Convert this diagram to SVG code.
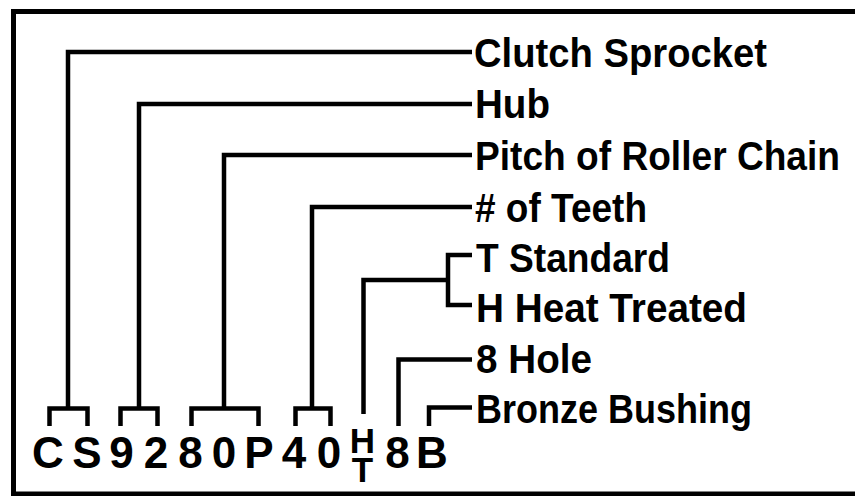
<svg xmlns="http://www.w3.org/2000/svg" width="855" height="496" viewBox="0 0 855 496">
<style>
  .frame { fill: none; stroke: #000; stroke-width: 5; }
  .wire { fill: none; stroke: #000; stroke-width: 4.5; stroke-linejoin: miter; stroke-linecap: butt; }
  .lbl { font-family: "Liberation Sans", Arial, sans-serif; font-weight: 700; font-size: 41px; fill: #000; }
  .code { font-family: "Liberation Sans", Arial, sans-serif; font-weight: 700; font-size: 44px; fill: #000; text-anchor: middle; }
  .small { font-family: "Liberation Sans", Arial, sans-serif; font-weight: 700; font-size: 35px; fill: #000; text-anchor: middle; }
</style>
<rect width="855" height="496" fill="#fff"/>
<rect class="frame" x="13.5" y="11.5" width="860" height="482.5"/>

<g id="connectors">
  <path class="wire" d="M49.5 426 V408.5 H87.5 V426 M68 408.5 V52 H472"/>
  <path class="wire" d="M120.5 426 V408.5 H157.5 V426 M139 408.5 V104 H472"/>
  <path class="wire" d="M191.5 426 V408.5 H258.5 V426 M224 408.5 V155 H472"/>
  <path class="wire" d="M295.5 426 V408.5 H330.5 V426 M312 408.5 V207 H472"/>
  <path class="wire" d="M363.5 414 V280 H448"/>
  <path class="wire" d="M472 255 H448 V305 H472"/>
  <path class="wire" d="M398.5 426 V359.5 H472"/>
  <path class="wire" d="M429 426 V407.5 H472"/>
</g>

<g id="code">
  <text class="code" x="48" y="468">C</text>
  <text class="code" x="87" y="468">S</text>
  <text class="code" x="121.5" y="468">9</text>
  <text class="code" x="156" y="468">2</text>
  <text class="code" x="190.5" y="468">8</text>
  <text class="code" x="224" y="468">0</text>
  <text class="code" x="259" y="468">P</text>
  <text class="code" x="294" y="468">4</text>
  <text class="code" x="329" y="468">0</text>
  <text class="small" x="362.5" y="453">H</text>
  <text class="small" x="362.5" y="482">T</text>
  <text class="code" x="397.5" y="468">8</text>
  <text class="code" x="432" y="468">B</text>
</g>

<g id="label-clutch-sprocket"><text class="lbl" x="474" y="67" textLength="293" lengthAdjust="spacingAndGlyphs">Clutch Sprocket</text></g>
<g id="label-hub"><text class="lbl" x="475" y="118" textLength="75" lengthAdjust="spacingAndGlyphs">Hub</text></g>
<g id="label-pitch"><text class="lbl" x="475" y="169.5" textLength="365" lengthAdjust="spacingAndGlyphs">Pitch of Roller Chain</text></g>
<g id="label-teeth"><text class="lbl" x="475" y="221.5" textLength="172" lengthAdjust="spacingAndGlyphs"># of Teeth</text></g>
<g id="label-t-standard"><text class="lbl" x="476" y="272" textLength="194" lengthAdjust="spacingAndGlyphs">T Standard</text></g>
<g id="label-h-heat-treated"><text class="lbl" x="476" y="322" textLength="271" lengthAdjust="spacingAndGlyphs">H Heat Treated</text></g>
<g id="label-8-hole"><text class="lbl" x="476" y="373" textLength="116" lengthAdjust="spacingAndGlyphs">8 Hole</text></g>
<g id="label-bronze-bushing"><text class="lbl" x="476" y="423" textLength="276" lengthAdjust="spacingAndGlyphs">Bronze Bushing</text></g>
</svg>
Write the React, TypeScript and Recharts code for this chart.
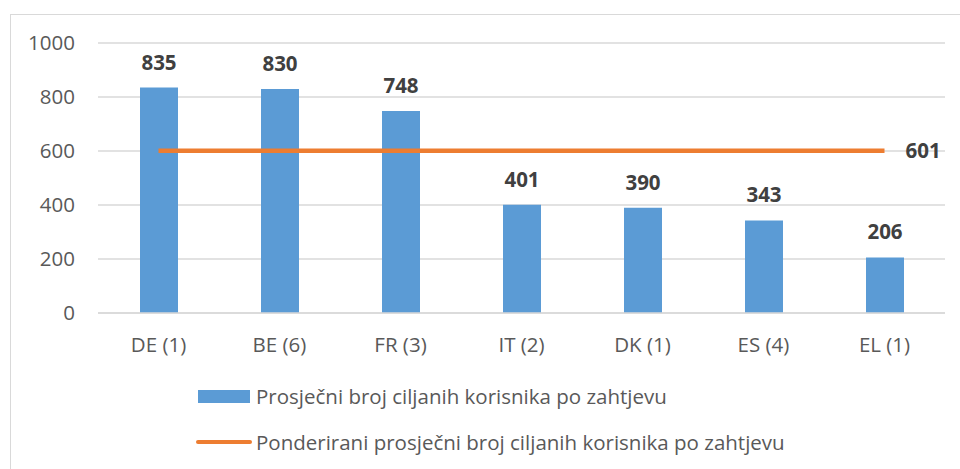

### Work to be completed
Transcribe the entries above verbatim, omitting their pictures.

### In response
Convert this diagram to SVG code.
<svg xmlns="http://www.w3.org/2000/svg" width="855" height="496" viewBox="0 0 855 496">
<style>
  .frame { fill: none; stroke: #000; stroke-width: 5; }
  .wire { fill: none; stroke: #000; stroke-width: 4.5; stroke-linejoin: miter; stroke-linecap: butt; }
  .lbl { font-family: "Liberation Sans", Arial, sans-serif; font-weight: 700; font-size: 41px; fill: #000; }
  .code { font-family: "Liberation Sans", Arial, sans-serif; font-weight: 700; font-size: 44px; fill: #000; text-anchor: middle; }
  .small { font-family: "Liberation Sans", Arial, sans-serif; font-weight: 700; font-size: 35px; fill: #000; text-anchor: middle; }
</style>
<rect width="855" height="496" fill="#fff"/>
<rect class="frame" x="13.5" y="11.5" width="860" height="482.5"/>

<g id="connectors">
  <path class="wire" d="M49.5 426 V408.5 H87.5 V426 M68 408.5 V52 H472"/>
  <path class="wire" d="M120.5 426 V408.5 H157.5 V426 M139 408.5 V104 H472"/>
  <path class="wire" d="M191.5 426 V408.5 H258.5 V426 M224 408.5 V155 H472"/>
  <path class="wire" d="M295.5 426 V408.5 H330.5 V426 M312 408.5 V207 H472"/>
  <path class="wire" d="M363.5 414 V280 H448"/>
  <path class="wire" d="M472 255 H448 V305 H472"/>
  <path class="wire" d="M398.5 426 V359.5 H472"/>
  <path class="wire" d="M429 426 V407.5 H472"/>
</g>

<g id="code">
  <text class="code" x="48" y="468">C</text>
  <text class="code" x="87" y="468">S</text>
  <text class="code" x="121.5" y="468">9</text>
  <text class="code" x="156" y="468">2</text>
  <text class="code" x="190.5" y="468">8</text>
  <text class="code" x="224" y="468">0</text>
  <text class="code" x="259" y="468">P</text>
  <text class="code" x="294" y="468">4</text>
  <text class="code" x="329" y="468">0</text>
  <text class="small" x="362.5" y="453">H</text>
  <text class="small" x="362.5" y="482">T</text>
  <text class="code" x="397.5" y="468">8</text>
  <text class="code" x="432" y="468">B</text>
</g>

<g id="label-clutch-sprocket"><text class="lbl" x="474" y="67" textLength="293" lengthAdjust="spacingAndGlyphs">Clutch Sprocket</text></g>
<g id="label-hub"><text class="lbl" x="475" y="118" textLength="75" lengthAdjust="spacingAndGlyphs">Hub</text></g>
<g id="label-pitch"><text class="lbl" x="475" y="169.5" textLength="365" lengthAdjust="spacingAndGlyphs">Pitch of Roller Chain</text></g>
<g id="label-teeth"><text class="lbl" x="475" y="221.5" textLength="172" lengthAdjust="spacingAndGlyphs"># of Teeth</text></g>
<g id="label-t-standard"><text class="lbl" x="476" y="272" textLength="194" lengthAdjust="spacingAndGlyphs">T Standard</text></g>
<g id="label-h-heat-treated"><text class="lbl" x="476" y="322" textLength="271" lengthAdjust="spacingAndGlyphs">H Heat Treated</text></g>
<g id="label-8-hole"><text class="lbl" x="476" y="373" textLength="116" lengthAdjust="spacingAndGlyphs">8 Hole</text></g>
<g id="label-bronze-bushing"><text class="lbl" x="476" y="423" textLength="276" lengthAdjust="spacingAndGlyphs">Bronze Bushing</text></g>
</svg>
Write the React, TypeScript and Recharts code for this chart.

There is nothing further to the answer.